CRASH LANDING ON YOU
16 episodes with Hyun Bin and Son Ye-jin. Photo credits Forbes & People's World.
KOREAN- MODERN
6/14/20262 min read
One of the most popular Korean drama of this generation, Crash Landing on You sounds like the setup for a quirky rom-com: a South Korean heiress paragliding accidently lands in North Korea. But to dismiss it as just another K-drama would be to miss the quiet earthquake this story creates in your heart.
Watching Yoon Se-ri and Captain Ri Jeong-hyeok love each other isn’t just sweet—it’s heartbreakingly radical. They are separated by the most heavily fortified border in the world, by ideologies, by laws, and by the very real threat of death. And yet, the show’s greatest lesson is this: true love does not ignore obstacles; it grows stronger because of them.

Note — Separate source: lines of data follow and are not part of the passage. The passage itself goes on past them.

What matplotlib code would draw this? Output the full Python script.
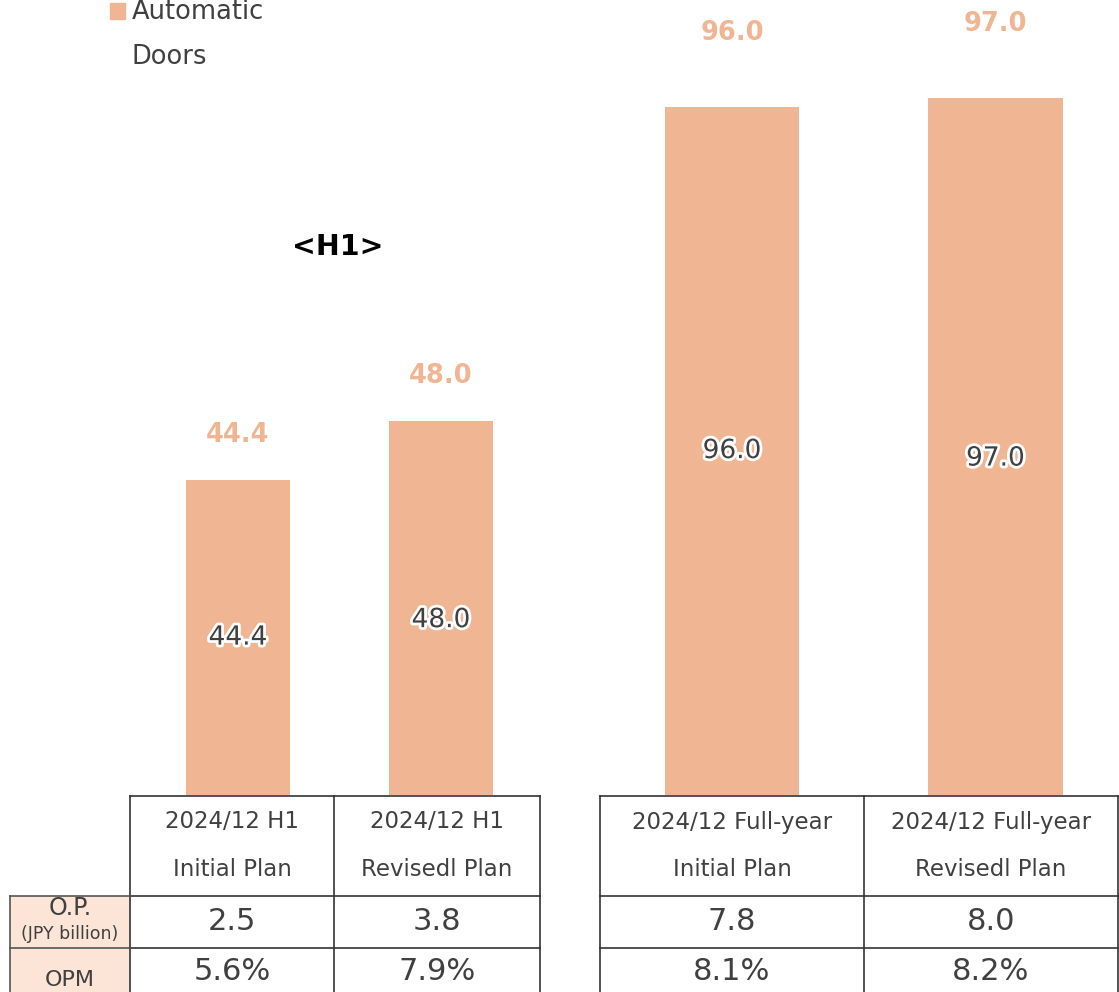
import matplotlib
matplotlib.use("Agg")
import matplotlib.pyplot as plt
import matplotlib.patheffects as pe
from matplotlib.patches import Rectangle

# data
h1_labels = [("2024/12 H1", "Initial Plan"), ("2024/12 H1", "Revisedl Plan")]
fy_labels = [("2024/12 Full-year", "Initial Plan"), ("2024/12 Full-year", "Revisedl Plan")]
h1_sales = [44.4, 48.0]
fy_sales = [96.0, 97.0]
h1_op = ["2.5", "3.8"]
fy_op = ["7.8", "8.0"]
h1_opm = ["5.6%", "7.9%"]
fy_opm = ["8.1%", "8.2%"]

BAR = "#F0B693"
TXT = "#404040"
CELL = "#FCE4D6"
W, H = 1119, 992

fig = plt.figure(figsize=(W / 100, H / 100), dpi=100)


def px_axes(x0, y0, x1, y1):
    return fig.add_axes([x0 / W, 1 - y1 / H, (x1 - x0) / W, (y1 - y0) / H])


def bar_panel(ax, vals, ylim, xlim, width, top_off, in_off):
    xs = range(len(vals))
    ax.bar(xs, vals, width=width, color=BAR, zorder=2)
    ax.set_ylim(*ylim)
    ax.set_xlim(*xlim)
    ax.axis("off")
    for x, v in zip(xs, vals):
        ax.annotate(f"{v:.1f}", (x, v), xytext=(0, top_off), textcoords="offset pixels",
                    ha="center", va="center", color=BAR, fontsize=18.5, fontweight="bold")
        t = ax.annotate(f"{v:.1f}", (x, (v + ylim[0]) / 2), xytext=(0, in_off[x]),
                        textcoords="offset pixels", ha="center", va="center",
                        color=TXT, fontsize=19, zorder=3)
        t.set_path_effects([pe.withStroke(linewidth=4, foreground="white")])


ax1 = px_axes(130, 0, 540, 795)
bar_panel(ax1, h1_sales, (25.2, 73.7), (-0.532, 1.488), 0.512, 45, [0, -12])

ax2 = px_axes(600, 0, 1119, 795)
bar_panel(ax2, fy_sales, (19.6, 107.9), (-0.501, 1.469), 0.512, 74, [0, -12])

# overlay for table, legend and titles (pixel coordinates)
ov = fig.add_axes([0, 0, 1, 1], zorder=5)
ov.set_xlim(0, W)
ov.set_ylim(H, 0)
ov.axis("off")

ov.add_patch(Rectangle((110, 3), 15, 16, color=BAR))
ov.text(132, 12, "Automatic", ha="left", va="center", fontsize=18.5, color=TXT)
ov.text(132, 57, "Doors", ha="left", va="center", fontsize=18.5, color=TXT)
ov.text(338, 247, "<H1>", ha="center", va="center", fontsize=20.5, fontweight="bold", color="black")

LC = "#333333"
lw = 1.2


def table(xcols, heads, ops, opms):
    x0, x1 = xcols[0], xcols[-1]
    for y in (796, 896, 948):
        ov.plot([x0, x1], [y, y], color=LC, lw=lw)
    for x in xcols:
        ov.plot([x, x], [796, 992], color=LC, lw=lw)
    for i in range(len(heads)):
        cx = (xcols[i] + xcols[i + 1]) / 2
        ov.text(cx, 822, heads[i][0], ha="center", va="center", fontsize=16.5, color=TXT)
        ov.text(cx, 870, heads[i][1], ha="center", va="center", fontsize=16.5, color=TXT)
        ov.text(cx, 921, ops[i], ha="center", va="center", fontsize=22, color=TXT)
        ov.text(cx, 971, opms[i], ha="center", va="center", fontsize=22, color=TXT)


table([130, 334, 540], h1_labels, h1_op, h1_opm)
table([600, 864, 1118], fy_labels, fy_op, fy_opm)

# row label column
ov.add_patch(Rectangle((10, 896), 120, 100, facecolor=CELL, edgecolor="none", zorder=0))
for y in (896, 948):
    ov.plot([10, 130], [y, y], color="#555555", lw=lw)
ov.plot([10, 10], [896, 992], color="#555555", lw=lw)
ov.text(70, 908, "O.P.", ha="center", va="center", fontsize=17, color=TXT)
ov.text(70, 934, "(JPY billion)", ha="center", va="center", fontsize=12.5, color=TXT)
ov.text(70, 980, "OPM", ha="center", va="center", fontsize=16, color=TXT)

fig.savefig("out.png", dpi=100)
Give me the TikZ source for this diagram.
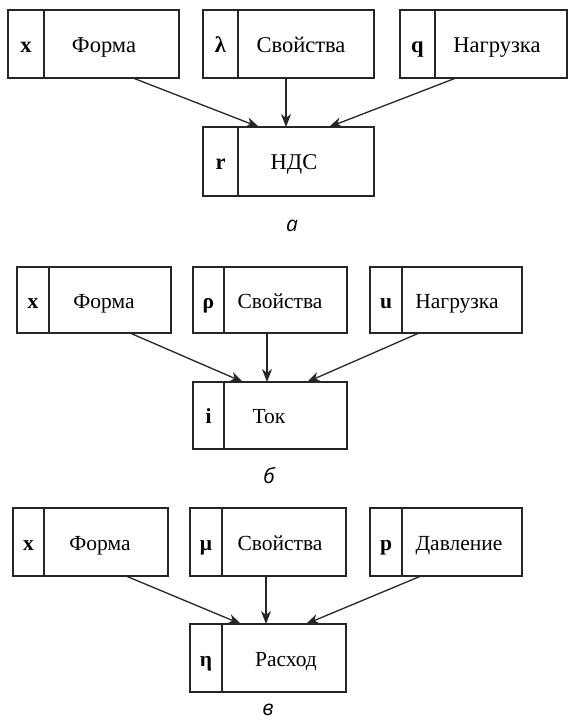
\documentclass[tikz,border=0pt]{standalone}
\usepackage{fontspec}
\setmainfont{Liberation Serif}
\newfontfamily\capfont{Open Sans}
\usetikzlibrary{arrows.meta}
\tikzset{
  frame/.style={draw=black!85, line width=1.3pt, inner sep=0pt, outer sep=0pt, anchor=north west},
  divline/.style={draw=black!85, line width=1.3pt},
  symb/.style={inner sep=0pt, anchor=base, execute at begin node=\bfseries},
  txt/.style={inner sep=0pt, anchor=base},
  arr/.style={draw=black!85, line width=1.3pt, -{Stealth[length=13pt,width=10pt,inset=4pt]}},
  caplabel/.style={inner sep=0pt, font=\capfont\itshape\fontsize{21}{24}\selectfont}
}
% name, x1, x2, xdiv, y1, y2, symbol, text, textx
\newcommand\mkbox[9]{%
  \node[frame, minimum width={(#3-#2)*1pt}, minimum height={(#6-#5)*1pt}] (#1) at (#2,#5) {};
  \draw[divline] (#4,#5) -- (#4,#6);
  \node[symb] (#1s) at ({(#2+#4)/2},{(#5+#6)/2+8}) {#7};
  \node[txt] (#1t) at (#9,{(#5+#6)/2+8}) {#8};
}
\begin{document}
\begin{tikzpicture}[x=1pt,y=-1pt]
\useasboundingbox (0,0) rectangle (569,721);
% panel a
\begin{scope}[font=\fontsize{22.5}{26}\selectfont]
\mkbox{A1}{8}{179}{44}{10}{78}{x}{Форма}{104}
\mkbox{A2}{203}{374}{238}{10}{78}{λ}{Свойства}{301}
\mkbox{A3}{400}{567}{435}{10}{78}{q}{Нагрузка}{497}
\mkbox{AR}{203}{374}{238}{127}{196}{r}{НДС}{294}
\end{scope}
\draw[arr] ([xshift=125pt]A1.south west) -- ([xshift=56pt]AR.north west);
\draw[arr] ([xshift=83pt]A2.south west) -- ([xshift=83pt]AR.north west);
\draw[arr] ([xshift=56pt]A3.south west) -- ([xshift=126pt]AR.north west);
\node[caplabel] (capa) at (292,226) {а};
% panel b
\begin{scope}[font=\fontsize{21.5}{25}\selectfont]
\mkbox{B1}{17}{171}{49}{267}{333}{x}{Форма}{104}
\mkbox{B2}{193}{347}{224}{267}{333}{ρ}{Свойства}{280}
\mkbox{B3}{370}{522}{402}{267}{333}{u}{Нагрузка}{457}
\mkbox{BR}{193}{347}{224}{382}{449}{i}{Ток}{269}
\end{scope}
\draw[arr] ([xshift=113pt]B1.south west) -- ([xshift=50pt]BR.north west);
\draw[arr] ([xshift=74pt]B2.south west) -- ([xshift=74pt]BR.north west);
\draw[arr] ([xshift=49pt]B3.south west) -- ([xshift=114pt]BR.north west);
\node[caplabel] (capb) at (269,476) {б};
% panel c
\begin{scope}[font=\fontsize{21.5}{25}\selectfont]
\mkbox{C1}{13}{168}{44}{508}{576}{x}{Форма}{100}
\mkbox{C2}{190}{346}{222}{508}{576}{μ}{Свойства}{280}
\mkbox{C3}{370}{522}{402}{508}{576}{p}{Давление}{459}
\mkbox{CR}{190}{346}{222}{624}{692}{η}{Расход}{286}
\end{scope}
\draw[arr] ([xshift=113pt]C1.south west) -- ([xshift=51pt]CR.north west);
\draw[arr] ([xshift=76pt]C2.south west) -- ([xshift=76pt]CR.north west);
\draw[arr] ([xshift=51pt]C3.south west) -- ([xshift=116pt]CR.north west);
\node[caplabel] (capc) at (268,710) {в};
\end{tikzpicture}
\end{document}
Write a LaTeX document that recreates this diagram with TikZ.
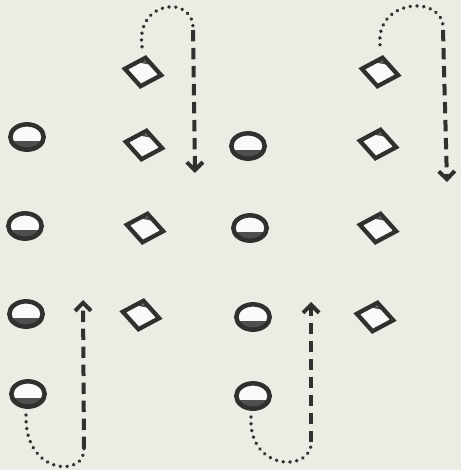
\documentclass[tikz,border=0pt]{standalone}
\usetikzlibrary{shapes.geometric, arrows.meta}
\definecolor{paper}{RGB}{236,236,229}
\definecolor{ink}{RGB}{48,48,46}

\begin{document}
\begin{tikzpicture}[
    x=0.75pt,
    y=-0.75pt,
    bead/.style={
        ellipse,
        draw=ink,
        line width=3.4pt,
        minimum width=25pt,
        minimum height=19pt,
        inner sep=0pt,
        fill=white!70!paper,
        path picture={\fill[ink!85] ([yshift=-3pt]path picture bounding box.west) rectangle (path picture bounding box.south east);}
    },
    gem/.style={
        diamond,
        draw=ink,
        line width=3.2pt,
        minimum width=29pt,
        minimum height=23pt,
        inner sep=0pt,
        rotate=-10,
        fill=white!70!paper,
        path picture={\fill[ink!85] (path picture bounding box.north west) rectangle ([yshift=4pt]path picture bounding box.east);}
    },
    trail/.style={
        ink,
        line width=2.8pt,
        line cap=round,
        dash pattern=on 0.1pt off 5pt
    },
    flow/.style={
        ink,
        line width=3pt,
        dash pattern=on 8.5pt off 5pt,
        -{Straight Barb[length=6pt,width=12pt,line width=3pt]}
    }
]
\useasboundingbox[fill=paper] (0,0) rectangle (461,470);

% ============================================
% LEFT BLOCK
% ============================================
\node[bead] (cA1) at (27,137) {};
\node[bead] (cA2) at (25,226) {};
\node[bead] (cA3) at (26,314) {};
\node[bead] (cA4) at (28,394) {};

\node[gem] (dA0) at (143,72) {};
\node[gem] (dA1) at (144,145) {};
\node[gem] (dA2) at (145,228) {};
\node[gem] (dA3) at (141,315) {};

% ============================================
% RIGHT BLOCK
% ============================================
\node[bead] (cB1) at (248,146) {};
\node[bead] (cB2) at (250,228) {};
\node[bead] (cB3) at (253,317) {};
\node[bead] (cB4) at (253,396) {};

\node[gem] (dB0) at (380,72) {};
\node[gem] (dB1) at (378,144) {};
\node[gem] (dB2) at (378,228) {};
\node[gem] (dB3) at (375,317) {};

% Turning points of the dashed runs
\coordinate (topA) at (193,30);
\coordinate (endA) at (195,173);
\coordinate (topB) at (443,30);
\coordinate (endB) at (447,182);
\coordinate (botA) at (84,448);
\coordinate (tipA) at (83,300);
\coordinate (botB) at (311,442);
\coordinate (tipB) at (311,302);

% Downward runs
\draw[trail] (dA0.north) ++(-4,-8) .. controls (135,0) and (195,-6) .. (topA);
\draw[flow] (topA) -- (endA);
\draw[trail] (dB0.north) ++(-3,-10) .. controls (375,-2) and (446,-6) .. (topB);
\draw[flow] (topB) -- (endB);

% Upward runs
\draw[trail] (cA4.south) ++(-2,6) .. controls (24,475) and (86,478) .. (botA);
\draw[flow] (botA) -- (tipA);
\draw[trail] (cB4.south) ++(-2,6) .. controls (248,472) and (313,472) .. (botB);
\draw[flow] (botB) -- (tipB);

\end{tikzpicture}
\end{document}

Se-ri, who grew up starved of affection in a family of cutthroat wealth, learns that love isn’t a transaction. Jeong-hyeok, a stoic pianist turned soldier, learns that love isn’t about control—it’s about letting someone go when staying means hurting them. Their relationship is a masterclass in sacrifice. He protects her not with grand gestures, but by planting tomatoes in a greenhouse and walking endless miles to find her. She saves him not with power, but by crying over his piano keys and choosing his safety over her own happiness.
The story doesn’t pretend love conquers all easily. It shows you the brutal reality: goodbyes at a frozen border, phone calls with only one minute of connection, and the agonizing knowledge that every hello might be the last. But that’s precisely what makes their love unshakeable. It survives on hope. Hope that a crack in the wall is enough. Hope that a single text message—"I’m thinking of you"—can travel across an abyss.
Beyond the romance, Crash Landing on You whispers a beautiful, aching truth: love is a choice, repeated daily. The North Korean village ajummas (ladies) choose to love Se-ri as their own. The soldier ducklings choose loyalty over orders. And in the end, Se-ri and Jeong-hyeok don’t get a fairytale ending—they get something better. They get a real ending. One where love doesn’t remove the distance, but fills it so full of meaning that the distance no longer matters.
You will cry. You will laugh. And when the final credits roll, you’ll realize the show has changed your definition of “meant to be.” Because Crash Landing on You proves that the strongest love isn’t the one that finds no barriers. It’s the one that looks at a wall, then decides to bloom right in front of it anyway.
Verdict: A masterpiece not just of romance, but of resilience. It will make you believe that no border—physical, emotional, or circumstantial—is too great for a love that chooses to endure.